What is being asked ::
Scan the entries below and report only how many lines contain "this".

--------

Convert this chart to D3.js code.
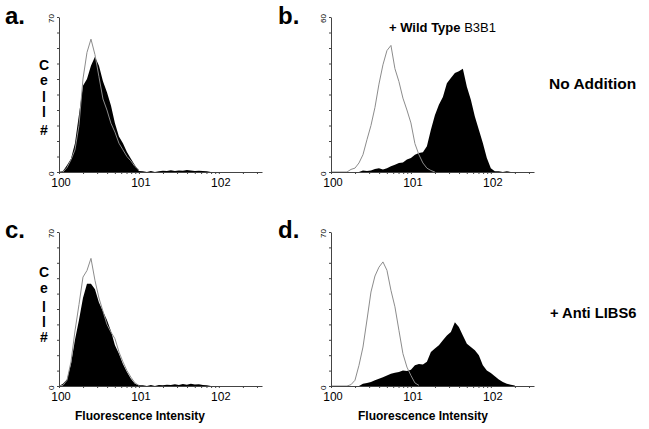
<!DOCTYPE html>
<html><head><meta charset="utf-8">
<script src="https://cdn.jsdelivr.net/npm/d3@7"></script>
<style>body{margin:0;background:#fff}svg{display:block}text{font-family:"Liberation Sans",Arial,Helvetica,sans-serif;fill:#000}</style>
</head><body><svg id="chart" width="649" height="429"></svg>
<script>
// bin width in log10 units; bin k sits at 10^(k*binStep)
const binStep = 0.05;
const decades = [0, 1, 2];
const yMaxLabels = [70, 60, 70, 70];
const panelLetters = ["a.", "b.", "c.", "d."];
const rowLabels = ["No Addition", "+ Anti LIBS6"];
const xTitle = "Fluorescence Intensity";
const cellLetters = ["C", "e", "l", "l", "#"];

// panel a (no addition, control mAb)
const aBlack = [0,0.5,3,6,13,26,39,42,48,52,48,41,36,30,22,16,13,9,6,3,0.5,
  0.3,0,0.4,0,0.3,0.6,0.4,0.8,0.5,0.7,0.6,0.9,0.7,0.5,0.6,0.4,0.3,0];
const aGray = [0,0,2,5.5,10,21,42,54,60,53,43,33,28,22,18,13,10,7,5,2.5,1];
// panel b (+ Wild Type B3B1)
const bBlack = [0,0,0,0,0,0,0,0,0.6,0.4,0.6,1.2,1.5,1,1.5,2.2,2.8,3.5,3.7,4.8,5.4,6.7,7.4,7.6,10,
  16.4,22,26,29,34.4,36.4,38.3,39,40,33,28,21.5,16.4,11.2,5.4,1.5,0.3,0.3,0,0.3,0];
const bGray = [0,0,0,0,0,1,1.5,3.5,6.7,12.5,18,25,34,41.5,47,49,40,35,28.6,24,19,11,6.7,3.5,1.5,0.6,0];
// panel c (+ anti LIBS6, control)
const cBlack = [0,1,3,10,21,30,40,46.5,46.5,44,38,34,30,25,18.5,14.7,10,6.4,3.3,1,0.3,
  0.3,0,0.5,0,0.4,0.3,0.6,0.4,0.8,0.5,0.9,0.6,1,0.7,0.8,0.5,0.3,0];
const cGray = [0,0.3,2.6,11,25,37,49.5,52.5,58,48,40,34,28,24.5,21.5,15.5,11,7,4,1.4,0.3];
// panel d (+ anti LIBS6, wild type)
const dBlack = [0,0,0,0,0,0,0,0,1,1.4,1.8,2.6,3.3,4,4.8,5.6,6,6.4,7,6.8,7.4,9.4,10,9.8,11,
  15.5,17,18.5,20.8,23,24.5,29,26.8,23,19.2,17.7,16.2,14,9.4,7,5.9,4.4,2.9,1.8,1,0.6,0.2];
const dGray = [0,0,0,0,0,0.6,2.6,9.4,17.7,30,42.7,50,54,56.4,52.6,43.5,36,25.3,14.7,8.6,4.8,1.4,0.3];

const blackSeries = [aBlack, bBlack, cBlack, dBlack];
const graySeries = [aGray, bGray, cGray, dGray];

const svg = d3.select("#chart");
const geo = [
  {x0: 59, x1: 262, top: 17, base: 172},
  {x0: 331, x1: 534, top: 17, base: 172},
  {x0: 59, x1: 262, top: 232, base: 386},
  {x0: 331, x1: 534, top: 232, base: 386}
];
const logMax = 2.54;

geo.forEach((g, i) => {
  const x = d3.scaleLog().domain([1, Math.pow(10, logMax)]).range([g.x0, g.x1]);
  const y = d3.scaleLinear().domain([0, yMaxLabels[i]]).range([g.base, g.top]);
  const toPts = arr => arr.map((v, k) => ({x: Math.pow(10, k * binStep), v}));
  const gp = svg.append("g");

  const area = d3.area().x(d => x(d.x)).y0(g.base).y1(d => y(d.v)).curve(d3.curveLinear);
  gp.append("path").datum(toPts(blackSeries[i])).attr("d", area).attr("fill", "#000");
  const line = d3.line().x(d => x(d.x)).y(d => y(d.v)).curve(d3.curveLinear);
  gp.append("path").datum(toPts(graySeries[i])).attr("d", line)
    .attr("fill", "none").attr("stroke", "#8c8c8c").attr("stroke-width", 1);

  // x axis with log minor ticks
  const tv = [];
  for (let d = 0; d < 3; d++) for (let m = 1; m < 10; m++) {
    const v = m * Math.pow(10, d);
    if (Math.log10(v) <= logMax) tv.push(v);
  }
  const xa = gp.append("g").attr("transform", `translate(0,${g.base})`)
    .call(d3.axisBottom(x).tickValues(tv).tickSize(2).tickSizeOuter(0).tickFormat(""));
  xa.selectAll("path,line").attr("stroke", "#444");

  const ya = gp.append("g").attr("transform", `translate(${g.x0},0)`)
    .call(d3.axisLeft(y).tickValues(d3.range(0, 11).map(t => t * yMaxLabels[i] / 10))
      .tickSize(2).tickSizeOuter(0).tickFormat(""));
  ya.selectAll("path,line").attr("stroke", "#444");

  decades.forEach(dd => {
    const t = gp.append("text").attr("x", x(Math.pow(10, dd)) + 2).attr("y", g.base + 15)
      .attr("text-anchor", "middle").attr("font-size", 12);
    t.append("tspan").text("10");
    t.append("tspan").attr("font-size", 11).attr("dy", -1).text(String(dd));
  });

  gp.append("text").attr("transform", `translate(${g.x0 - 5},${g.top + 6}) rotate(-90)`)
    .attr("font-size", 8).text(String(yMaxLabels[i]));
  gp.append("text").attr("transform", `translate(${g.x0 - 5},${g.base + 4}) rotate(-90)`)
    .attr("font-size", 8).text("0");

  gp.append("text").attr("x", i % 2 === 0 ? 5 : 278).attr("y", i < 2 ? 24 : 238)
    .attr("font-size", 24).attr("font-weight", "bold").text(panelLetters[i]);
});

// Cell # labels
const cellBase = [[70, 85, 102, 117, 135], [277, 293, 312, 327, 342]];
cellBase.forEach(rows => {
  cellLetters.forEach((ch, j) => {
    svg.append("text").attr("x", 44).attr("y", rows[j]).attr("text-anchor", "middle")
      .attr("font-size", 14).attr("font-weight", "bold").text(ch);
  });
});

// Wild type annotation
const wt = svg.append("text").attr("x", 389).attr("y", 32).attr("font-size", 13);
wt.append("tspan").attr("font-weight", "bold").text("+ Wild Type ");
wt.append("tspan").text("B3B1");

svg.append("text").attr("x", 549).attr("y", 89).attr("font-size", 15.5).attr("font-weight", "bold").text(rowLabels[0]);
svg.append("text").attr("x", 550).attr("y", 318).attr("font-size", 14.7).attr("font-weight", "bold").text(rowLabels[1]);

svg.append("text").attr("x", 140).attr("y", 420).attr("text-anchor", "middle").attr("font-size", 12).attr("font-weight", "bold").text(xTitle);
svg.append("text").attr("x", 423).attr("y", 420).attr("text-anchor", "middle").attr("font-size", 12).attr("font-weight", "bold").text(xTitle);
</script></body></html>
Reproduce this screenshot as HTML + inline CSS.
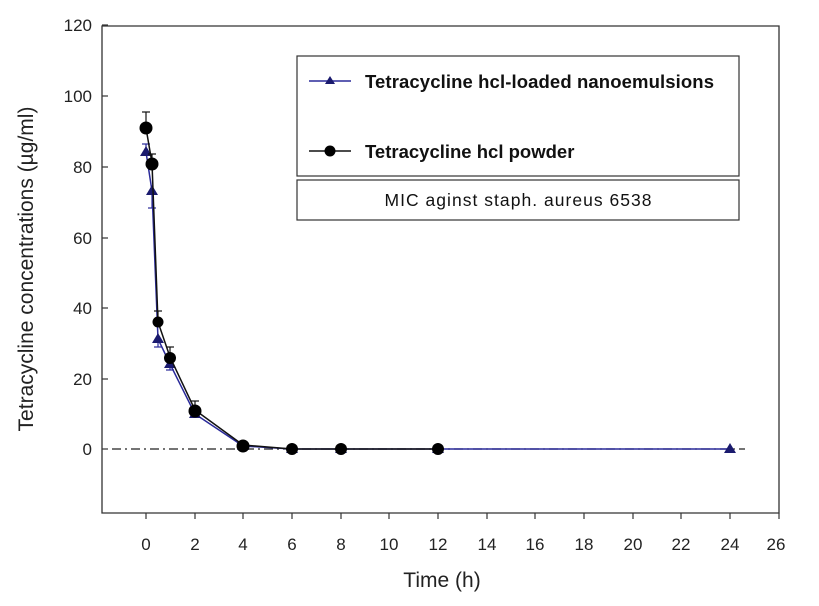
<!DOCTYPE html>
<html><head><meta charset="utf-8"><style>body{margin:0;background:#fff}svg{display:block}</style></head>
<body>
<svg width="819" height="606" viewBox="0 0 819 606" xmlns="http://www.w3.org/2000/svg" font-family="Liberation Sans, Arial, sans-serif">
<rect width="819" height="606" fill="#fff"/>
<path d="M102 26 H779 V513 H102 Z" fill="none" stroke="#333" stroke-width="1.3"/>
<g stroke="#333" stroke-width="1.2">
<line x1="102" y1="25" x2="108" y2="25"/><line x1="102" y1="96" x2="108" y2="96"/><line x1="102" y1="167" x2="108" y2="167"/><line x1="102" y1="238" x2="108" y2="238"/><line x1="102" y1="308" x2="108" y2="308"/><line x1="102" y1="379" x2="108" y2="379"/><line x1="102" y1="449" x2="108" y2="449"/>
</g>
<g font-size="17" fill="#222" text-anchor="end">
<text x="92" y="31">120</text><text x="92" y="102">100</text><text x="92" y="173">80</text><text x="92" y="244">60</text><text x="92" y="314">40</text><text x="92" y="385">20</text><text x="92" y="455">0</text>
</g>
<g stroke="#333" stroke-width="1.2">
<line x1="146" y1="513" x2="146" y2="519"/><line x1="195" y1="513" x2="195" y2="519"/><line x1="243" y1="513" x2="243" y2="519"/><line x1="292" y1="513" x2="292" y2="519"/><line x1="341" y1="513" x2="341" y2="519"/><line x1="389" y1="513" x2="389" y2="519"/><line x1="438" y1="513" x2="438" y2="519"/><line x1="487" y1="513" x2="487" y2="519"/><line x1="535" y1="513" x2="535" y2="519"/><line x1="584" y1="513" x2="584" y2="519"/><line x1="633" y1="513" x2="633" y2="519"/><line x1="681" y1="513" x2="681" y2="519"/><line x1="730" y1="513" x2="730" y2="519"/><line x1="779" y1="513" x2="779" y2="519"/>
</g>
<g font-size="17" fill="#222" text-anchor="middle">
<text x="146" y="550">0</text><text x="195" y="550">2</text><text x="243" y="550">4</text><text x="292" y="550">6</text><text x="341" y="550">8</text><text x="389" y="550">10</text><text x="438" y="550">12</text><text x="487" y="550">14</text><text x="535" y="550">16</text><text x="584" y="550">18</text><text x="633" y="550">20</text><text x="681" y="550">22</text><text x="730" y="550">24</text><text x="776" y="550">26</text>
</g>
<text x="442" y="587" font-size="21" text-anchor="middle" fill="#222">Time (h)</text>
<text transform="translate(33 269) rotate(-90)" font-size="21" text-anchor="middle" fill="#222">Tetracycline concentrations (µg/ml)</text>
<line x1="112" y1="449" x2="745" y2="449" stroke="#222" stroke-width="1.2" stroke-dasharray="9 4 2 4"/>
<polyline points="146,152 152,191 158,339 170,364 195,414 243,446 292,449 341,449 438,449 730,449" fill="none" stroke="#2a2a9a" stroke-width="1.5"/>
<g stroke="#2a2a9a" stroke-width="1.2">
<line x1="146" y1="152" x2="146" y2="144"/><line x1="142" y1="144" x2="150" y2="144"/>
<line x1="152" y1="191" x2="152" y2="208"/><line x1="148" y1="208" x2="156" y2="208"/>
<line x1="158" y1="339" x2="158" y2="347"/><line x1="154" y1="347" x2="162" y2="347"/>
<line x1="170" y1="364" x2="170" y2="370"/><line x1="166" y1="370" x2="174" y2="370"/>
</g>
<g fill="#1a1a6e">
<path d="M146 146 l6 10 h-12z"/><path d="M152 185 l6 10 h-12z"/><path d="M158 333 l6 10 h-12z"/><path d="M170 358 l6 10 h-12z"/><path d="M195 408 l6 10 h-12z"/><path d="M243 440 l6 10 h-12z"/><path d="M292 443 l6 10 h-12z"/><path d="M341 443 l6 10 h-12z"/><path d="M438 443 l6 10 h-12z"/><path d="M730 443 l6 10 h-12z"/>
</g>
<polyline points="146,128 152,163 158,322 170,357 195,410 243,445 292,449 341,449 438,449" fill="none" stroke="#111" stroke-width="1.5"/>
<g stroke="#111" stroke-width="1.2">
<line x1="146" y1="128" x2="146" y2="112"/><line x1="142" y1="112" x2="150" y2="112"/>
<line x1="152" y1="163" x2="152" y2="154"/><line x1="148" y1="154" x2="156" y2="154"/>
<line x1="158" y1="322" x2="158" y2="311"/><line x1="154" y1="311" x2="162" y2="311"/>
<line x1="170" y1="357" x2="170" y2="347"/><line x1="166" y1="347" x2="174" y2="347"/>
<line x1="195" y1="410" x2="195" y2="401"/><line x1="191" y1="401" x2="199" y2="401"/>
</g>
<g fill="#000">
<circle cx="146" cy="128" r="6.5"/><circle cx="152" cy="164" r="6.5"/><circle cx="158" cy="322" r="5.5"/><circle cx="170" cy="358" r="6"/><circle cx="195" cy="411" r="6.5"/><circle cx="243" cy="446" r="6.5"/><circle cx="292" cy="449" r="6"/><circle cx="341" cy="449" r="6"/><circle cx="438" cy="449" r="6"/>
</g>
<rect x="297" y="56" width="442" height="120" fill="#fff" stroke="#333" stroke-width="1.2"/>
<line x1="309" y1="81" x2="351" y2="81" stroke="#2a2a9a" stroke-width="1.5"/>
<path d="M330 76 l5 8 h-10z" fill="#1a1a6e"/>
<text x="365" y="88" font-size="18.5" font-weight="bold" fill="#111" textLength="349">Tetracycline hcl-loaded nanoemulsions</text>
<line x1="309" y1="151" x2="351" y2="151" stroke="#111" stroke-width="1.5"/>
<circle cx="330" cy="151" r="5.5" fill="#000"/>
<text x="365" y="158" font-size="18.5" font-weight="bold" fill="#111">Tetracycline hcl powder</text>
<rect x="297" y="180" width="442" height="40" fill="#fff" stroke="#333" stroke-width="1.2"/>
<text x="518" y="206" font-size="17.5" text-anchor="middle" fill="#111" textLength="267">MIC aginst staph. aureus 6538</text>
</svg>
</body></html>
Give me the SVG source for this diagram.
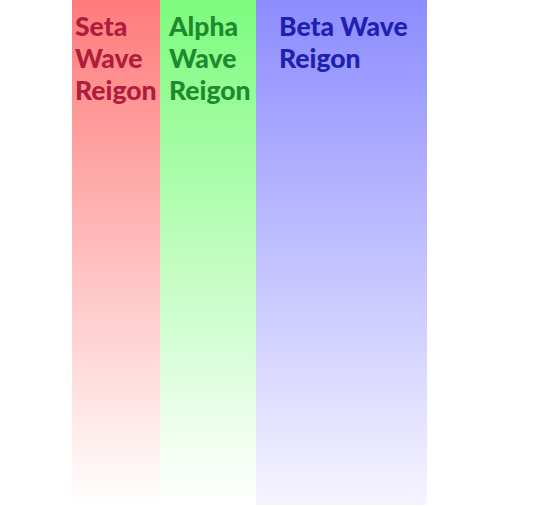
<svg xmlns="http://www.w3.org/2000/svg" width="540" height="506" viewBox="0 0 540 506">
<defs>
<linearGradient id="gr" x1="0" y1="0" x2="0" y2="1"><stop offset="0" stop-color="#ff7b7b"/><stop offset="1" stop-color="#ffffff"/></linearGradient>
<linearGradient id="gg" x1="0" y1="0" x2="0" y2="1"><stop offset="0" stop-color="#7dfb7d"/><stop offset="1" stop-color="#ffffff"/></linearGradient>
<linearGradient id="gb" x1="0" y1="0" x2="0" y2="1"><stop offset="0" stop-color="#8c8cff"/><stop offset="1" stop-color="#f6f4ff"/></linearGradient>
<style>
.t{font-family:"Lato","Open Sans","Liberation Sans",sans-serif;font-weight:900;font-size:26.5px}
</style>
</defs>
<rect width="540" height="506" fill="#ffffff"/>
<g id="seta">
<rect x="72" y="0" width="88" height="506" fill="url(#gr)"/>
<text class="t" fill="#b01c3c"><tspan x="75" y="36">Seta</tspan><tspan x="75" y="68">Wave</tspan><tspan x="75" y="100">Reigon</tspan></text>
</g>
<g id="alpha">
<rect x="160" y="0" width="96" height="500" fill="url(#gg)"/>
<text class="t" fill="#1e8a2e"><tspan x="169" y="36">Alpha</tspan><tspan x="169" y="68">Wave</tspan><tspan x="169" y="100">Reigon</tspan></text>
</g>
<g id="beta">
<rect x="256" y="0" width="171" height="505" fill="url(#gb)"/>
<text class="t" fill="#2020b0"><tspan x="279" y="36">Beta Wave</tspan><tspan x="279" y="68">Reigon</tspan></text>
</g>
<g id="connectors"/>
</svg>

--------

Output of the exercise ::
3